TASK REQUIREMENTS
Show all lines holding "draw".

SOURCE EXCERPT

## start

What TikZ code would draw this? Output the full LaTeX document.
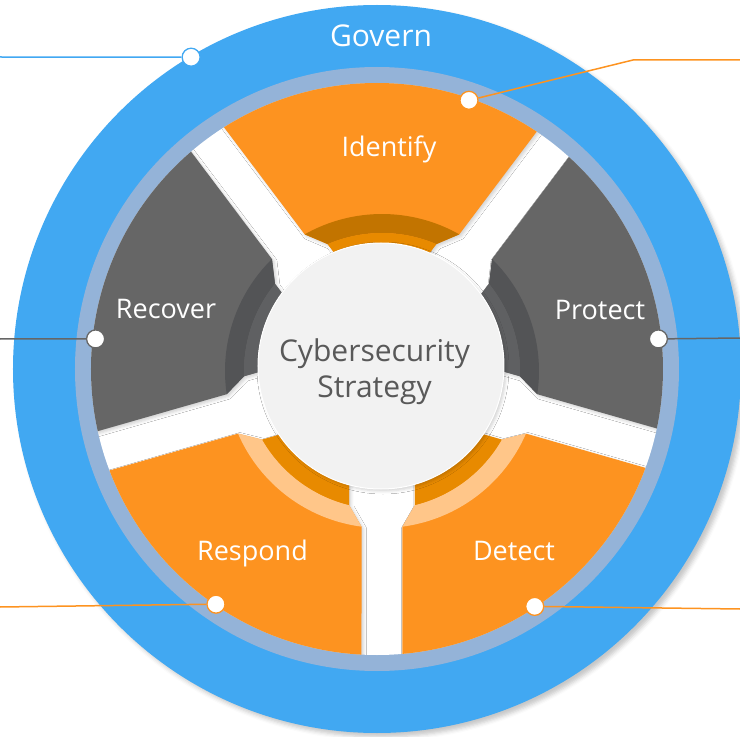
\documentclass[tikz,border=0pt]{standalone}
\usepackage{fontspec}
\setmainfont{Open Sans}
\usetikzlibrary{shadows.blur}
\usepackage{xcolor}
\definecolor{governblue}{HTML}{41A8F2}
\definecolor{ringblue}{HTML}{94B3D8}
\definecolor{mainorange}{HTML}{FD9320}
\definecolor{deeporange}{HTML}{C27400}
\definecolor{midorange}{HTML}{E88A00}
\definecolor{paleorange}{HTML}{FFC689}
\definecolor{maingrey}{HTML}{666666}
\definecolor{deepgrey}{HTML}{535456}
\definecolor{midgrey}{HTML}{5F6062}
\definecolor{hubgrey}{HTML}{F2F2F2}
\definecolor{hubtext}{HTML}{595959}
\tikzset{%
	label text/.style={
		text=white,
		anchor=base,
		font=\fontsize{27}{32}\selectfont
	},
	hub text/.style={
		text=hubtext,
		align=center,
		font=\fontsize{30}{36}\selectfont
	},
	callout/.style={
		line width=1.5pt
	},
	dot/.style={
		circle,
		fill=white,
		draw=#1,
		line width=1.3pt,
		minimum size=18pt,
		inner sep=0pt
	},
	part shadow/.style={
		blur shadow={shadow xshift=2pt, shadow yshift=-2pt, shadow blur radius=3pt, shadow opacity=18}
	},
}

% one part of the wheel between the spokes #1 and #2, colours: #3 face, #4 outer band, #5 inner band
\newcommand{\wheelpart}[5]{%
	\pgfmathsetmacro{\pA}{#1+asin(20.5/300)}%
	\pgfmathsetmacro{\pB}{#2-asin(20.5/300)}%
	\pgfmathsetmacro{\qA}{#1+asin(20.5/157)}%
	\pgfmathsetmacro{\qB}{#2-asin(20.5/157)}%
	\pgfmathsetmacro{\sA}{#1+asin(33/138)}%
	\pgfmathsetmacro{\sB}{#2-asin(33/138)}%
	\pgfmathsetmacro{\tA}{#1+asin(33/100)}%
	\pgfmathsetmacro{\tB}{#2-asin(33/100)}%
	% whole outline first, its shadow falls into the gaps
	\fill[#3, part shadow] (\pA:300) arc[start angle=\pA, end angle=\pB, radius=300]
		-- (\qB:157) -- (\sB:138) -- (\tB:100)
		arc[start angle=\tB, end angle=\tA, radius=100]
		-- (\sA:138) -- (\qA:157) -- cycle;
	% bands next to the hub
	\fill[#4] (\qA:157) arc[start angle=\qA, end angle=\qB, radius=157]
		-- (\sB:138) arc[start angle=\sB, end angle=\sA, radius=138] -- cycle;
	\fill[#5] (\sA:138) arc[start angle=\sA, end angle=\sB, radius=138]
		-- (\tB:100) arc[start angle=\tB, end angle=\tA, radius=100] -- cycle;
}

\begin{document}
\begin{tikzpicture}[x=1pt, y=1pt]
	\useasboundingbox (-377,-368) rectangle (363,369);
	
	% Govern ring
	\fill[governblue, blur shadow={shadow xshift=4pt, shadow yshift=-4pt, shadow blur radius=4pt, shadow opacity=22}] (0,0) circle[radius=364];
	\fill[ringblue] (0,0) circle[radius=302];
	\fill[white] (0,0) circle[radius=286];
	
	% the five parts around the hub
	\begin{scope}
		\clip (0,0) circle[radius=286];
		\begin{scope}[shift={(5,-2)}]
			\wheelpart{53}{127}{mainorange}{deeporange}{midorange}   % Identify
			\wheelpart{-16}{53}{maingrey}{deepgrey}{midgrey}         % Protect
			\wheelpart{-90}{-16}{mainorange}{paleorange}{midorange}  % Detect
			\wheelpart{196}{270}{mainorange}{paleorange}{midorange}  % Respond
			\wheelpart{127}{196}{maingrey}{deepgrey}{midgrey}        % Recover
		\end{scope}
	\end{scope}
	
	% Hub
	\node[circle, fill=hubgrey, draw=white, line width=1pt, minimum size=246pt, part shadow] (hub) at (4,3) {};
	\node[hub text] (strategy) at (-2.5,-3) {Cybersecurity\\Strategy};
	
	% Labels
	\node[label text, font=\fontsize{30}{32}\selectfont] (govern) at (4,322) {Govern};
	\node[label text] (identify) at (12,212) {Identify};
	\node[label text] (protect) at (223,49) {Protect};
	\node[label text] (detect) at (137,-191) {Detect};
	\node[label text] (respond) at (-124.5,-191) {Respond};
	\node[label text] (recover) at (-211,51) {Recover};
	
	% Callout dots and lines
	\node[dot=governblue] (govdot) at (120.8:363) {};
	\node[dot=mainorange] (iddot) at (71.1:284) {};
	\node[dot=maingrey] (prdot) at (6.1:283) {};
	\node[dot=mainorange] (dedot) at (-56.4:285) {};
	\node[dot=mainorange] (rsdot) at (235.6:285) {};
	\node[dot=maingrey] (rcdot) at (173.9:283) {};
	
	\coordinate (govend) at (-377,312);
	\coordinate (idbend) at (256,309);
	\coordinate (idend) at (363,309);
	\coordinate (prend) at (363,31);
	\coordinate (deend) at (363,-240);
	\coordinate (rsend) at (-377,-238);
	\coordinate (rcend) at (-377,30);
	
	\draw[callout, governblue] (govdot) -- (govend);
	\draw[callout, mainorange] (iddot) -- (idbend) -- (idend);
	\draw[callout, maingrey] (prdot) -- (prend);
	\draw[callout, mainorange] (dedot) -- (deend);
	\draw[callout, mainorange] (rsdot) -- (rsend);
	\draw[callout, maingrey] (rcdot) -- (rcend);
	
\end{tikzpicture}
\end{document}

## end

SOLUTION TO THIS PROBLEM
What TikZ code would draw this? Output the full LaTeX document.
		draw=#1,
	\node[circle, fill=hubgrey, draw=white, line width=1pt, minimum size=246pt, part shadow] (hub) at (4,3) {};
	\draw[callout, governblue] (govdot) -- (govend);
	\draw[callout, mainorange] (iddot) -- (idbend) -- (idend);
	\draw[callout, maingrey] (prdot) -- (prend);
	\draw[callout, mainorange] (dedot) -- (deend);
	\draw[callout, mainorange] (rsdot) -- (rsend);
	\draw[callout, maingrey] (rcdot) -- (rcend);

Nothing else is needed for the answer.